Returning again to the memoir. Some years later, in December 1997 Scheffer then sporting his ambassador-at-large hat accompanied now Secretary Albright to Rwanda. It was a good visit characterized by frank and supportive dialogue. Yet the country was not yet peaceful as insurgent attacks still plagued the northern part of the nation. Genocidaire irregulars who had previously operated out of the refugee camps in neighboring Zaire continued to strike. The evening before Albright departed a Hutu insurgent force assailed a Tutsi refugee camp near Gisenyi in the north. These Tutsi refugees were Zairians who had been forced out of their homes across the border by the Rwandan Hutu genocidaires who had fled Rwanda, i.e. more ethnic cleansing; first to force them away and second to attack their refuge. Several hundred died and hundreds more were wounded as the camp was torched. I (and most everyone else) interpreted this attack as a remonstration to Secretary Albright’s visit. She immediately sent Ambassador Scheffer back to Rwanda to investigate and to offer condolences. David accurately describes our trip to Mudende and the horror we encountered there. Although he does not mention me by name, I appear in the photo taken at Mudende.[ii]

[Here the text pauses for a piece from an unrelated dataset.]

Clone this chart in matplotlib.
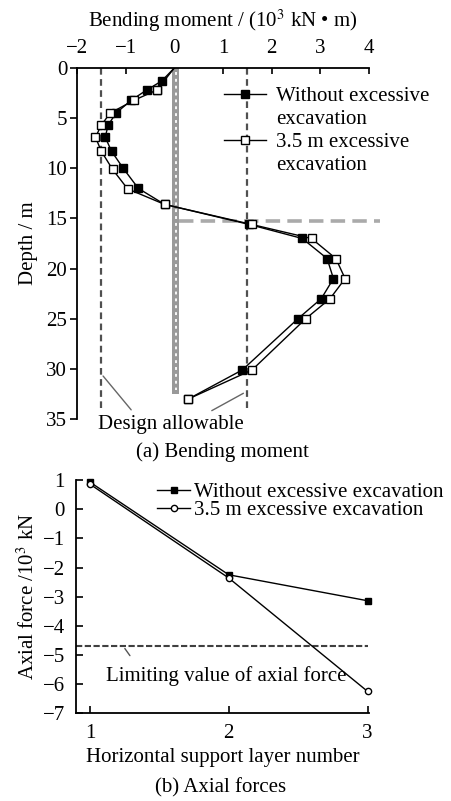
import numpy as np
import matplotlib.pyplot as plt
from matplotlib.lines import Line2D

plt.rcParams['font.family'] = ['Liberation Serif', 'DejaVu Serif']
plt.rcParams['mathtext.fontset'] = 'stix'

# (a) bending moment along the pile, 10^3 kN*m vs depth (m)
depth_a = [0.0, 1.3, 2.2, 3.2, 4.5, 5.7, 6.9, 8.3, 10.0, 12.0, 13.6, 15.6, 17.0, 19.0, 21.0, 23.0, 25.0, 30.1, 33.0]
depth_b = [0.0, 2.2, 2.2, 3.2, 4.5, 5.7, 6.9, 8.3, 10.1, 12.05, 13.6, 15.6, 17.0, 19.0, 21.0, 23.0, 25.0, 30.1, 33.0]
moment_no = [0.0, -0.26, -0.57, -0.88, -1.20, -1.36, -1.42, -1.29, -1.05, -0.74, -0.20, 1.54, 2.63, 3.14, 3.27, 3.02, 2.54, 1.40, 0.29]
moment_ex = [0.0, -0.36, -0.36, -0.82, -1.32, -1.50, -1.62, -1.50, -1.27, -0.96, -0.20, 1.59, 2.82, 3.32, 3.51, 3.20, 2.70, 1.60, 0.29]
allow_moment = 1.5
excav_depth = 15.3
pile_x = (-0.05, 0.10)
pile_len = 32.5

# (b) axial force in the horizontal supports, 10^3 kN
layers = [1, 2, 3]
axial_no = [0.93, -2.25, -3.14]
axial_ex = [0.86, -2.36, -6.25]
axial_limit = -4.7

fs = 15
fig = plt.figure(figsize=(4.51, 8.01), dpi=100)

# ---------- (a) ----------
ax = fig.add_axes([0.1707, 0.4769, 0.6474, 0.4382])
ax.set_xlim(-2, 4)
ax.set_ylim(35, 0)
ax.xaxis.tick_top()
ax.xaxis.set_label_position('top')
ax.spines['right'].set_visible(False)
ax.spines['bottom'].set_visible(False)
ax.set_xticks(np.arange(-2, 5, 1))
ax.set_yticks(np.arange(0, 36, 5))
ax.tick_params(axis='x', direction='in', length=4, width=1.2, labelsize=fs, pad=7)
ax.tick_params(axis='y', direction='out', length=5, width=1.2, labelsize=fs, pad=2)
for s in ['top', 'left']:
    ax.spines[s].set_linewidth(1.3)
ax.set_xlabel('Bending moment / (10$^3$ kN • m)', fontsize=fs, labelpad=9)
ax.set_ylabel('Depth / m', fontsize=fs, labelpad=6)

# pile (grey bar with white dots)
ax.fill_betweenx([0, pile_len], pile_x[0], pile_x[1], color='#999999', lw=0, zorder=2)
ax.plot([sum(pile_x) / 2] * 2, [0.4, pile_len - 0.4], color='white', lw=1.3,
        linestyle=(0, (1.6, 2.2)), zorder=2)

# design allowable lines
for v in (-allow_moment, allow_moment):
    ax.plot([v, v], [0, 34.2], color='#505050', lw=1.6, linestyle=(0, (3, 2)), zorder=1)
# excavation level
ax.plot([pile_x[1], 4.22], [excav_depth, excav_depth], color='#aaaaaa', lw=2.6,
        linestyle=(0, (4, 2)), clip_on=False, zorder=1)

ax.plot(moment_no, depth_a, color='black', lw=1.0, marker='s', ms=5.5, markevery=slice(1, None),
        mfc='black', mec='black', zorder=4)
ax.plot(moment_ex, depth_b, color='black', lw=1.0, marker='s', ms=5.5, markevery=slice(1, None),
        mfc='white', mec='black', mew=1.0, zorder=5)

ax.text(-0.07, 35.5, 'Design allowable', fontsize=fs, ha='center', va='center')
ax.annotate('', xy=(-allow_moment, 30.5), xytext=(-0.85, 34.3),
            arrowprops=dict(arrowstyle='-', color='#666666', lw=1.0), annotation_clip=False)
ax.annotate('', xy=(allow_moment - 0.03, 32.3), xytext=(0.72, 34.3),
            arrowprops=dict(arrowstyle='-', color='#666666', lw=1.0), annotation_clip=False)

blank = Line2D([], [], color='none')
h1 = Line2D([], [], color='black', lw=1.0, marker='s', ms=5.5, mfc='black', mec='black')
h2 = Line2D([], [], color='black', lw=1.0, marker='s', ms=5.5, mfc='white', mec='black')
ax.legend([h1, blank, h2, blank],
          ['Without excessive', 'excavation', '3.5 m excessive', 'excavation'],
          loc='upper left', bbox_to_anchor=(0.503, 0.948), frameon=False, fontsize=fs,
          handlelength=2.0, handletextpad=0.5, labelspacing=0.17,
          borderpad=0, borderaxespad=0)

fig.text(0.494, 0.436, '(a) Bending moment', fontsize=fs, ha='center', va='center')

# ---------- (b) ----------
bx = fig.add_axes([0.1685, 0.1095, 0.6497, 0.2912])
bx.set_xlim(0.9, 3.01)
bx.set_ylim(-7, 1)
bx.spines['top'].set_visible(False)
bx.spines['right'].set_visible(False)
for s in ['left', 'bottom']:
    bx.spines[s].set_linewidth(1.3)
bx.set_xticks(layers)
bx.set_yticks(np.arange(-7, 2, 1))
bx.tick_params(direction='in', length=5, width=1.2, labelsize=fs)
bx.tick_params(axis='y', pad=8)
bx.tick_params(axis='x', pad=8)
bx.set_xlabel('Horizontal support layer number', fontsize=fs, labelpad=3)
bx.set_ylabel('Axial force /10$^3$ kN', fontsize=fs, labelpad=3)

bx.axhline(axial_limit, xmin=0, xmax=0.995, color='#404040', lw=1.5, linestyle=(0, (3, 1.2)))
bx.plot(layers, axial_no, color='black', lw=1.0, marker='s', ms=4, mfc='black', mec='black',
        label='Without excessive excavation', clip_on=False)
bx.plot(layers, axial_ex, color='black', lw=1.0, marker='o', ms=4.5, mfc='white', mec='black',
        label='3.5 m excessive excavation', clip_on=False)
bx.text(1.98, -5.73, 'Limiting value of axial force', fontsize=fs, ha='center', va='center')
bx.annotate('', xy=(1.24, axial_limit), xytext=(1.30, -5.1),
            arrowprops=dict(arrowstyle='-', color='#555555', lw=1.0))
bx.legend(loc='upper left', bbox_to_anchor=(0.276, 0.99), frameon=False, fontsize=fs,
          handlelength=1.6, handletextpad=0.2, labelspacing=-0.05, borderpad=0, borderaxespad=0)

fig.text(0.49, 0.0162, '(b) Axial forces', fontsize=fs, ha='center', va='center')

fig.savefig('out.png', dpi=100)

Scheffer’s book is mostly about the creation and the early operation of the various tribunals. I would be the first to agree that the dispensation of justice by the international community through such mechanisms has great merit. I do think that even though the expense was great and the results of the ICTR fairly meager, only about fifty people were ultimately tried, the exercise was valuable. It was vital that the “big fish,” i.e. the planners, organizers and instigators of the Rwanda genocide be held to answer for their crimes. That objective was achieved.
Rwandan specifics aside, the value of Scheffer’s book is to detail the history of how the world got to where it now is with respect to the delivery of justice for those implicated in the most egregious crimes against humanity. Nobody knew more about that process than Ambassador Scheffer as his memoir proves.